Led by Antonio “Tony” Garcia, associate dean of academics for the College of Engineering, the five-year program will involve an innovative cross-sector collaboration among NMSU faculty members, representatives from national laboratories and local industry. The framework will involve the addition of teaching techniques geared specifically toward adult learning to traditional college teaching methods.
A letter from NMSU President John Floros written in June 2019, stated that first-generation college students (those whose parents have not graduated from college) comprise nearly 50 percent of NMSU’s student body.
“Some of these students face a few challenges, but they can bring to the table quite a few contributions and that’s the exciting part about this,” Garcia said. “When you come from a background that’s different, there’s also an opportunity that you can see things and you can start to do things that contribute in ways that we couldn’t predict.
“This idea of adult learning is so students start realizing that there are huge numbers of resources that they can access,” Garcia said. “The College of Engineering already has several well-established programs that will serve as the foundation of this study.
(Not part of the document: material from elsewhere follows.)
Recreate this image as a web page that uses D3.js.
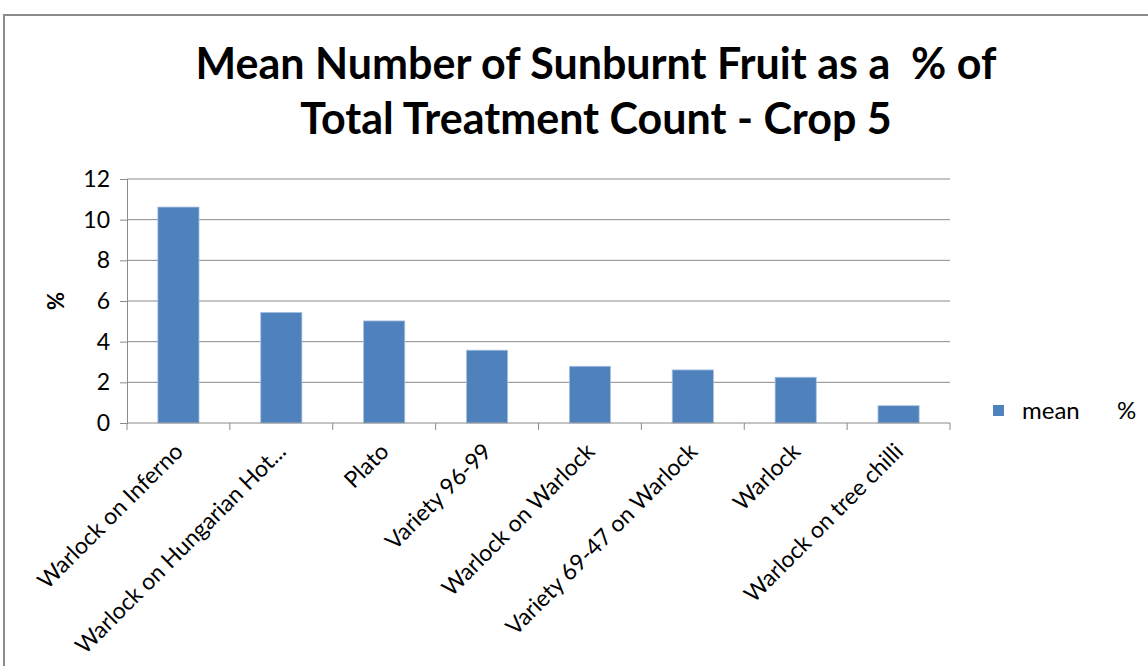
<!DOCTYPE html>
<html>
<head>
<meta charset="utf-8">
<script src="https://cdn.jsdelivr.net/npm/d3@7"></script>
<style>
  body { margin: 0; background: #fff; }
  svg text { font-family: Lato, "Open Sans", sans-serif; fill: #000; }
</style>
</head>
<body>
<script>
// values
var categories = ['Warlock on Inferno', 'Warlock on Hungarian Hot...', 'Plato', 'Variety 96-99',
    'Warlock on Warlock', 'Variety 69-47 on Warlock', 'Warlock', 'Warlock on tree chilli'];
var meanPct = [10.62, 5.44, 5.02, 3.58, 2.79, 2.61, 2.25, 0.85];
var yTicks = [0, 2, 4, 6, 8, 10, 12];
var titleLines = ['Mean Number of Sunburnt Fruit as a  % of', 'Total Treatment Count - Crop 5'];

var svg = d3.select('body').append('svg')
    .attr('width', 1148)
    .attr('height', 666);

// outer chart frame (runs off the picture right and bottom)
svg.append('rect')
    .attr('x', 4).attr('y', 15)
    .attr('width', 1200).attr('height', 700)
    .attr('fill', '#fff')
    .attr('stroke', '#8c8c8c')
    .attr('stroke-width', 2);

var plotL = 127, plotR = 950, plotT = 179, plotB = 423;

var x = d3.scaleBand()
    .domain(categories)
    .range([plotL, plotR])
    .paddingInner(0.6)
    .paddingOuter(0.3);

var y = d3.scaleLinear()
    .domain([0, 12])
    .range([plotB, plotT]);

// gridlines
svg.append('g').selectAll('line')
    .data(yTicks.filter(function(d) { return d > 0; }))
    .enter().append('line')
    .attr('x1', plotL).attr('x2', plotR)
    .attr('y1', function(d) { return y(d); })
    .attr('y2', function(d) { return y(d); })
    .attr('stroke', '#8a8a8a')
    .attr('stroke-width', 1);

// y axis
var yAxis = svg.append('g')
    .attr('transform', 'translate(' + plotL + ',0)')
    .call(d3.axisLeft(y).tickValues(yTicks).tickSize(7).tickPadding(10));
yAxis.select('.domain').attr('stroke', '#8a8a8a');
yAxis.selectAll('line').attr('stroke', '#8a8a8a');
yAxis.selectAll('text').attr('font-size', 23).style('font-family', 'Lato, sans-serif');

// bars
svg.append('g').selectAll('rect')
    .data(meanPct)
    .enter().append('rect')
    .attr('x', function(d, i) { return x(categories[i]); })
    .attr('y', function(d) { return y(d); })
    .attr('width', x.bandwidth())
    .attr('height', function(d) { return y(0) - y(d); })
    .attr('fill', '#4f81bd')
    .attr('stroke', '#a9c1e0')
    .attr('stroke-width', 0.8);

// x axis with ticks between bands
var xAxis = svg.append('g')
    .attr('transform', 'translate(0,' + plotB + ')');
xAxis.append('line')
    .attr('x1', plotL).attr('x2', plotR)
    .attr('stroke', '#8a8a8a');
var bounds = d3.range(categories.length + 1).map(function(i) { return plotL + i * x.step(); });
xAxis.selectAll('.tk')
    .data(bounds)
    .enter().append('line')
    .attr('x1', function(d) { return d; })
    .attr('x2', function(d) { return d; })
    .attr('y1', 0).attr('y2', 7)
    .attr('stroke', '#8a8a8a');

xAxis.selectAll('.lbl')
    .data(categories)
    .enter().append('text')
    .attr('transform', function(d) {
        return 'translate(' + (x(d) + x.bandwidth() / 2 + 6) + ',30) rotate(-45)';
    })
    .attr('text-anchor', 'end')
    .attr('font-size', 23)
    .text(function(d) { return d; });

// y axis title
svg.append('text')
    .attr('transform', 'translate(64,301) rotate(-90)')
    .attr('text-anchor', 'middle')
    .attr('font-size', 22)
    .attr('font-weight', 'bold')
    .text('%');

// chart title
svg.append('g').selectAll('text')
    .data(titleLines)
    .enter().append('text')
    .attr('x', 596)
    .attr('y', function(d, i) { return 79 + i * 55; })
    .attr('text-anchor', 'middle')
    .attr('font-size', 43)
    .attr('font-weight', 'bold')
    .style('white-space', 'pre')
    .text(function(d) { return d; });

// legend
svg.append('rect')
    .attr('x', 993).attr('y', 405)
    .attr('width', 11).attr('height', 11)
    .attr('fill', '#4f81bd');
var leg = svg.append('text')
    .attr('y', 419)
    .attr('font-size', 24);
leg.append('tspan').attr('x', 1022).text('mean');
leg.append('tspan').attr('x', 1117).text('%');
</script>
</body>
</html>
Giving students tools so that when the day comes where they can’t find a peer to help with an engineering class, they have the knowledge of where to find the answer or what other resources are available to them.”
A primary resource is the Eloy Torrez Family Engineering Learning Communities. The nearly 8,000 square-foot suite has study rooms, computer stations, a conference room and lounge-style areas for students. A cadre of peer learning facilitators tutor their fellow students in this facility. The facility recently added a computer lab, created more flexible hours and now has online tutoring.
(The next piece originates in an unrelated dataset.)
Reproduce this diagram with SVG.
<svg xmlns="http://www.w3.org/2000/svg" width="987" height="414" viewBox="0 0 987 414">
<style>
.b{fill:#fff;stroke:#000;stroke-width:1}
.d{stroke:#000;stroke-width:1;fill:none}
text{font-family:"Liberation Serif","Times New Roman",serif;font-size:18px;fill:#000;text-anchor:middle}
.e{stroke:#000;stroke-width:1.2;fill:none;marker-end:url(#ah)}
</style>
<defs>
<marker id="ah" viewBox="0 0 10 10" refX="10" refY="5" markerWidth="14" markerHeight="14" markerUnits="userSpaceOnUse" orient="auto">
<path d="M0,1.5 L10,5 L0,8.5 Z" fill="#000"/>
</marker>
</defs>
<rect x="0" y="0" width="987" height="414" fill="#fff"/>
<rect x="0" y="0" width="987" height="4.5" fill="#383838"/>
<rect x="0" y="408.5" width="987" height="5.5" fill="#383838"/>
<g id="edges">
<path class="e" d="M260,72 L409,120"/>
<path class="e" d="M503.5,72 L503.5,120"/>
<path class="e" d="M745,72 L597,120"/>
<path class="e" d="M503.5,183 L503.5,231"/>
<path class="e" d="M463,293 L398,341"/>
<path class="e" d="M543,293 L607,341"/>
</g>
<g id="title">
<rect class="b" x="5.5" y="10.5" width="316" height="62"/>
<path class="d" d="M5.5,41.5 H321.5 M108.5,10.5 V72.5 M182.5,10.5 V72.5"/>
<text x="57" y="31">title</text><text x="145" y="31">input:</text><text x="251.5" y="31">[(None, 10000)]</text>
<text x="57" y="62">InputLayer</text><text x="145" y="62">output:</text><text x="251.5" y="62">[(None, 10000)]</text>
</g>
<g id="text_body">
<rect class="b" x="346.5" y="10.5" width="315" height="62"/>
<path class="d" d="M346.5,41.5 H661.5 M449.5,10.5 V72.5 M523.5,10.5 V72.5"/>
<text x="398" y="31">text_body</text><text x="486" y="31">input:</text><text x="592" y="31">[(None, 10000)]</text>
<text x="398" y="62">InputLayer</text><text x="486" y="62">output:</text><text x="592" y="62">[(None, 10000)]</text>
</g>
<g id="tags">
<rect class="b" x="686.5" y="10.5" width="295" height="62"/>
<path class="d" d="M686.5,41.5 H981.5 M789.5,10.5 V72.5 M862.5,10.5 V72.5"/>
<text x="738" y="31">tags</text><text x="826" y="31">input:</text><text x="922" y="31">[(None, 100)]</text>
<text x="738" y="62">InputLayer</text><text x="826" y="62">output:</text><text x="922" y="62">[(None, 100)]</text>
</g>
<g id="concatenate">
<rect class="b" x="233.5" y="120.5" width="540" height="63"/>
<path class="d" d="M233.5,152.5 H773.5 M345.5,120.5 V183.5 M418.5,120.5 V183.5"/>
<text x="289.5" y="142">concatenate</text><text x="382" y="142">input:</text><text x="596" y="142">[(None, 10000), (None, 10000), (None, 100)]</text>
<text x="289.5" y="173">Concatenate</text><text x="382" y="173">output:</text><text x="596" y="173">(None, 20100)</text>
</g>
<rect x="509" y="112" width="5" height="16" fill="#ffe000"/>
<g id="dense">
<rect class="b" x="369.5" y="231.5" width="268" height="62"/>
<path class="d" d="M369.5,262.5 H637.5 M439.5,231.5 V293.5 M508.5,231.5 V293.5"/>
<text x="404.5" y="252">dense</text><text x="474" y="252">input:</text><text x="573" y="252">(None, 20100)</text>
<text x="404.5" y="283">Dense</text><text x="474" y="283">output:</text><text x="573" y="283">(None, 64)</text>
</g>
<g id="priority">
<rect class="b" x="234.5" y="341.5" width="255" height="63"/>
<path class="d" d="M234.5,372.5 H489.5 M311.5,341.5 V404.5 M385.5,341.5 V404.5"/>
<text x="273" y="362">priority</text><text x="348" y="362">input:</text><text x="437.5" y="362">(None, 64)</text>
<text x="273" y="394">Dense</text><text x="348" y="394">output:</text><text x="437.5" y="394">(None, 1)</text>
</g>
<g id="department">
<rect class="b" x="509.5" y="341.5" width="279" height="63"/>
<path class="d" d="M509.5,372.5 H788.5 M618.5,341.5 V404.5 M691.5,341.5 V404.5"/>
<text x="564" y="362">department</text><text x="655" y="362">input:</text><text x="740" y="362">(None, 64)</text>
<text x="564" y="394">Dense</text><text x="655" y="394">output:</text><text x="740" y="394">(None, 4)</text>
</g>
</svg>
“We want it to be a whole learning community. We want students, faculty and industry to really come together and that’s why the Eloy Torrez Family Learning Communities plays a central role in this grant,” Garcia said.
“We’ll have more success if we teach the students how to fish. If we teach them how they can form groups and about all the online resources they can use, they’ll be able to create their own groups to learn from each other,” Garcia said. “I think that’s the goal in the learning communities. Many, many studies have shown that to be the main thing that will keep engineering students moving forward in their careers.”
Engineering employers participate in various activities with the learning communities. Through this partnership with industry, certifications will be developed that will foster a perspective that students are achieving important milestones each year of their higher education. It is hoped that this will give them a sense of confidence and enhance their identity as engineers.
The college has a long-standing partnership with NMSU’s Arrowhead Center that fosters entrepreneurial efforts of students and faculty. Industrial engineering Professor Edward Pines serves as a liaison to Arrowhead through which several engineering students have achieved success through startup businesses.
“NMSU engineering also has a distinction of being well-known for projects that are about students learning,” Garcia said. “Our faculty are extremely active in one-on-one mentoring with students as well as mentoring them in their engineering clubs, so that is a really important building block to this.”
A team of faculty and staff members comprises executive, research and student success teams as well as a steering committee for the execution of this study.
The executive team is responsible for project launch, coordination, evaluation and institutionalization. The team includes Patricia Sullivan, associate dean of outreach and recruitment; Steve Stochaj, interim department head of electrical and computer engineering; and Wendy Chi, external evaluator for the project from the University of Colorado at Boulder.
The research team will conduct and analyze the research results. Chaired by Sandra Way, associate professor of sociology, the team includes Catherine Brewer, associate professor of chemical engineering; a graduate research assistant; a post-doctoral student during years two and three; and Tony McClary, program manager of the Eloy Torrez Family Engineering Learning Communities.
“I think the end goal is that employers will recognize that our students now have more professional skills as the result of little by little over four years being given an opportunity to grow and understand what engineering is about,” Garcia said.